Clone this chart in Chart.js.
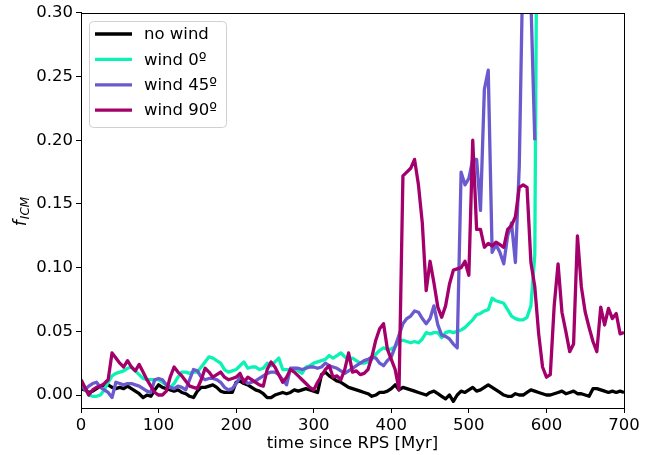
<!DOCTYPE html>
<html>
<head>
<meta charset="utf-8">
<script src="https://cdn.jsdelivr.net/npm/chart.js@4.4.0/dist/chart.umd.min.js"></script>
<style>
    html, body { margin: 0; padding: 0; background: #fff; }
</style>
</head>
<body>
<canvas id="ficmChart" width="652" height="455"></canvas>
<script>
// sampling step of the runs (Myr)
const timeStep = 5;
const xTicks = [0, 100, 200, 300, 400, 500, 600, 700];
const yTicks = [0.00, 0.05, 0.10, 0.15, 0.20, 0.25, 0.30];

// f_ICM, one value every 5 Myr starting at t = 0
const noWind = [
    0.005, 0.004, 0.002, 0.003, 0.005, 0.007, 0.008, 0.008, 0.006, 0.005,
    0.006, 0.005, 0.007, 0.005, 0.003, 0.001, -0.002, 0.000, -0.001, 0.004,
    0.008, 0.006, 0.005, 0.004, 0.003, 0.004, 0.002, 0.001, -0.001, -0.002,
    0.003, 0.006, 0.006, 0.007, 0.008, 0.006, 0.003, 0.002, 0.002, 0.002,
    0.010, 0.011, 0.009, 0.008, 0.006, 0.004, 0.003, 0.001, -0.002, -0.002,
    0.000, 0.001, 0.002, 0.001, 0.002, 0.004, 0.003, 0.004, 0.005, 0.004,
    0.003, 0.002, 0.016, 0.018, 0.015, 0.013, 0.011, 0.010, 0.008, 0.006,
    0.005, 0.004, 0.003, 0.002, 0.001, -0.001, 0.000, 0.002, 0.002, 0.003,
    0.005, 0.008, 0.004, 0.006, 0.005, 0.004, 0.003, 0.002, 0.001, 0.000,
    0.002, 0.003, 0.001, -0.001, -0.003, 0.000, -0.005, 0.000, 0.003, 0.002,
    0.004, 0.006, 0.003, 0.004, 0.006, 0.008, 0.006, 0.004, 0.002, 0.000,
    -0.001, -0.001, 0.001, 0.000, 0.000, 0.002, 0.004, 0.003, 0.002, 0.001,
    0.000, 0.000, 0.001, 0.002, 0.003, 0.001, 0.002, 0.003, 0.001, 0.001,
    0.000, -0.001, 0.005, 0.005, 0.004, 0.003, 0.002, 0.003, 0.002, 0.003,
    0.002
];
const wind0 = [
    0.012, 0.005, 0.000, -0.001, -0.001, 0.000, 0.004, 0.010, 0.015, 0.017,
    0.018, 0.019, 0.021, 0.022, 0.019, 0.016, 0.013, 0.012, 0.012, 0.012,
    0.012, 0.010, 0.008, 0.006, 0.009, 0.014, 0.018, 0.018, 0.017, 0.018,
    0.018, 0.022, 0.026, 0.030, 0.029, 0.027, 0.025, 0.020, 0.018, 0.019,
    0.020, 0.023, 0.026, 0.021, 0.022, 0.022, 0.020, 0.021, 0.025, 0.023,
    0.026, 0.029, 0.020, 0.020, 0.020, 0.021, 0.019, 0.017, 0.022, 0.023,
    0.025, 0.026, 0.027, 0.028, 0.031, 0.029, 0.031, 0.033, 0.030, 0.028,
    0.029, 0.027, 0.025, 0.025, 0.026, 0.028, 0.032, 0.035, 0.037, 0.036,
    0.036, 0.038, 0.042, 0.043, 0.042, 0.041, 0.042, 0.041, 0.044, 0.049,
    0.048, 0.049, 0.049, 0.045, 0.049, 0.050, 0.049, 0.050, 0.051, 0.053,
    0.056, 0.059, 0.063, 0.064, 0.066, 0.067, 0.076, 0.074, 0.073, 0.072,
    0.067, 0.062, 0.060, 0.059, 0.059, 0.061, 0.070, 0.110, 0.600
];
const wind45 = [
    0.009, 0.004, 0.007, 0.009, 0.010, 0.006, 0.004, 0.002, -0.002, 0.010,
    0.009, 0.008, 0.009, 0.009, 0.008, 0.007, 0.005, 0.003, 0.002, 0.012,
    0.013, 0.012, 0.008, 0.006, 0.005, 0.007, 0.006, 0.004, 0.012, 0.020,
    0.019, 0.014, 0.012, 0.013, 0.013, 0.012, 0.010, 0.006, 0.004, 0.005,
    0.009, 0.014, 0.012, 0.009, 0.010, 0.011, 0.013, 0.015, 0.017, 0.018,
    0.018, 0.016, 0.012, 0.008, 0.021, 0.021, 0.021, 0.020, 0.021, 0.022,
    0.022, 0.021, 0.022, 0.025, 0.023, 0.022, 0.021, 0.019, 0.017, 0.019,
    0.021, 0.023, 0.025, 0.027, 0.028, 0.030, 0.029, 0.025, 0.023, 0.027,
    0.030, 0.038, 0.047, 0.056, 0.060, 0.062, 0.066, 0.065, 0.060, 0.056,
    0.060, 0.070, 0.055, 0.047, 0.046, 0.044, 0.040, 0.037, 0.175, 0.165,
    0.170, 0.185, 0.185, 0.145, 0.240, 0.255, 0.112, 0.118, 0.112, 0.103,
    0.125, 0.135, 0.104, 0.180, 0.350, 0.450, 0.310, 0.200
];
const wind90 = [
    0.012, 0.006, 0.000, 0.004, 0.006, 0.007, 0.009, 0.012, 0.033, 0.029,
    0.025, 0.022, 0.027, 0.022, 0.019, 0.024, 0.018, 0.012, 0.007, 0.002,
    0.000, 0.000, 0.003, 0.014, 0.022, 0.018, 0.015, 0.011, 0.007, 0.006,
    0.005, 0.012, 0.021, 0.018, 0.014, 0.016, 0.018, 0.014, 0.012, 0.013,
    0.014, 0.017, 0.010, 0.014, 0.012, 0.010, 0.008, 0.007, 0.020, 0.026,
    0.022, 0.016, 0.010, 0.014, 0.020, 0.018, 0.015, 0.012, 0.009, 0.006,
    0.004, 0.010, 0.015, 0.020, 0.023, 0.014, 0.015, 0.012, 0.020, 0.033,
    0.018, 0.019, 0.016, 0.017, 0.020, 0.030, 0.043, 0.052, 0.056, 0.036,
    0.028, 0.020, 0.004, 0.172, 0.175, 0.178, 0.185, 0.165, 0.135, 0.082,
    0.105, 0.088, 0.069, 0.061, 0.070, 0.087, 0.098, 0.099, 0.100, 0.105,
    0.094, 0.200, 0.130, 0.130, 0.116, 0.119, 0.117, 0.120, 0.118, 0.116,
    0.130, 0.133, 0.140, 0.163, 0.165, 0.163, 0.104, 0.085, 0.048, 0.022,
    0.014, 0.016, 0.070, 0.103, 0.065, 0.050, 0.034, 0.040, 0.125, 0.085,
    0.065, 0.053, 0.042, 0.034, 0.069, 0.055, 0.068, 0.060, 0.064, 0.048,
    0.049
];

function toPoints(values) {
    return values.map((v, i) => ({ x: i * timeStep, y: v }));
}

document.addEventListener('DOMContentLoaded', function() {
    Chart.defaults.font.family = "'DejaVu Sans', sans-serif";
    Chart.defaults.color = '#000';

    const fontSize = 16.5;

    // frame on all four sides, like matplotlib spines
    const framePlugin = {
        id: 'frame',
        afterDatasetsDraw(chart) {
            const a = chart.chartArea;
            const ctx = chart.ctx;
            ctx.save();
            ctx.strokeStyle = '#000';
            ctx.lineWidth = 1;
            ctx.strokeRect(Math.round(a.left) + 0.5, Math.round(a.top) + 0.5,
                Math.round(a.right - a.left), Math.round(a.bottom - a.top));
            ctx.restore();
        }
    };

    // legend box in the upper left of the plot
    const legendPlugin = {
        id: 'insideLegend',
        afterDraw(chart) {
            const ctx = chart.ctx;
            const x0 = 89.5, y0 = 21.5, w = 137, h = 106;
            ctx.save();
            ctx.beginPath();
            ctx.roundRect(x0, y0, w, h, 4);
            ctx.fillStyle = 'rgba(255,255,255,0.8)';
            ctx.fill();
            ctx.strokeStyle = '#d0d0d0';
            ctx.lineWidth = 1;
            ctx.stroke();
            ctx.font = fontSize + "px 'DejaVu Sans'";
            ctx.textBaseline = 'middle';
            chart.data.datasets.forEach((ds, i) => {
                const y = 34 + i * 25.4;
                ctx.strokeStyle = ds.borderColor;
                ctx.lineWidth = 3.3;
                ctx.beginPath();
                ctx.moveTo(95, y);
                ctx.lineTo(132, y);
                ctx.stroke();
                ctx.fillStyle = '#000';
                ctx.fillText(ds.label, 144, y + 1);
            });
            ctx.restore();
        }
    };

    // y axis label f_ICM (italic, subscript)
    const yLabelPlugin = {
        id: 'yLabel',
        afterDraw(chart) {
            const ctx = chart.ctx;
            ctx.save();
            ctx.translate(20, 212);
            ctx.rotate(-Math.PI / 2);
            ctx.fillStyle = '#000';
            ctx.font = "italic 17px 'DejaVu Sans'";
            const fW = ctx.measureText('f').width;
            ctx.font = "italic 12px 'DejaVu Sans'";
            const sW = ctx.measureText('ICM').width;
            const start = -(fW + sW) / 2;
            ctx.font = "italic 17px 'DejaVu Sans'";
            ctx.fillText('f', start, 6);
            ctx.font = "italic 12px 'DejaVu Sans'";
            ctx.fillText('ICM', start + fW + 1, 9);
            ctx.restore();
        }
    };

    const ctx = document.getElementById('ficmChart').getContext('2d');
    new Chart(ctx, {
        type: 'line',
        data: {
            datasets: [
                { label: 'no wind', data: toPoints(noWind), borderColor: '#000000', order: 4 },
                { label: 'wind 0º', data: toPoints(wind0), borderColor: '#0cf2b4', order: 3 },
                { label: 'wind 45º', data: toPoints(wind45), borderColor: '#6a5acd', order: 2 },
                { label: 'wind 90º', data: toPoints(wind90), borderColor: '#a3006b', order: 1 }
            ].map(ds => Object.assign(ds, {
                borderWidth: 3.3,
                pointRadius: 0,
                tension: 0,
                fill: false,
                clip: 0,
                borderJoinStyle: 'round'
            }))
        },
        options: {
            responsive: false,
            animation: false,
            devicePixelRatio: 1,
            layout: { padding: { top: 12, right: 28, left: 0, bottom: 0 } },
            plugins: {
                legend: { display: false },
                tooltip: { enabled: false }
            },
            scales: {
                x: {
                    type: 'linear',
                    min: 0,
                    max: 700,
                    afterBuildTicks: s => { s.ticks = xTicks.map(v => ({ value: v })); },
                    afterFit: s => { s.height = 47; },
                    grid: { drawOnChartArea: false, drawTicks: true, tickLength: 5, color: '#000' },
                    border: { display: true, color: '#000' },
                    ticks: { font: { size: fontSize }, padding: 3, maxRotation: 0 },
                    title: {
                        display: true,
                        text: 'time since RPS [Myr]',
                        font: { size: fontSize },
                        padding: { top: 0, bottom: 1 }
                    }
                },
                y: {
                    type: 'linear',
                    min: -0.0102,
                    max: 0.30,
                    afterBuildTicks: s => { s.ticks = yTicks.map(v => ({ value: v })); },
                    afterFit: s => { s.width = 81; },
                    grid: { drawOnChartArea: false, drawTicks: true, tickLength: 5, color: '#000' },
                    border: { display: true, color: '#000' },
                    ticks: {
                        font: { size: fontSize },
                        padding: 3,
                        callback: v => v.toFixed(2)
                    }
                }
            }
        },
        plugins: [framePlugin, legendPlugin, yLabelPlugin]
    });
});
</script>
</body>
</html>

....................

> [Objective]: Make an exact copy of the lines from the top of the material through the line with "const yTicks = [0.00, 0.05, 0.10, 0.15, 0.20, 0.25, 0.30];", pictures excluded.

> [Solution to this problem]:
Clone this chart in Chart.js.
<!DOCTYPE html>
<html>
<head>
<meta charset="utf-8">
<script src="https://cdn.jsdelivr.net/npm/chart.js@4.4.0/dist/chart.umd.min.js"></script>
<style>
    html, body { margin: 0; padding: 0; background: #fff; }
</style>
</head>
<body>
<canvas id="ficmChart" width="652" height="455"></canvas>
<script>
// sampling step of the runs (Myr)
const timeStep = 5;
const xTicks = [0, 100, 200, 300, 400, 500, 600, 700];
const yTicks = [0.00, 0.05, 0.10, 0.15, 0.20, 0.25, 0.30];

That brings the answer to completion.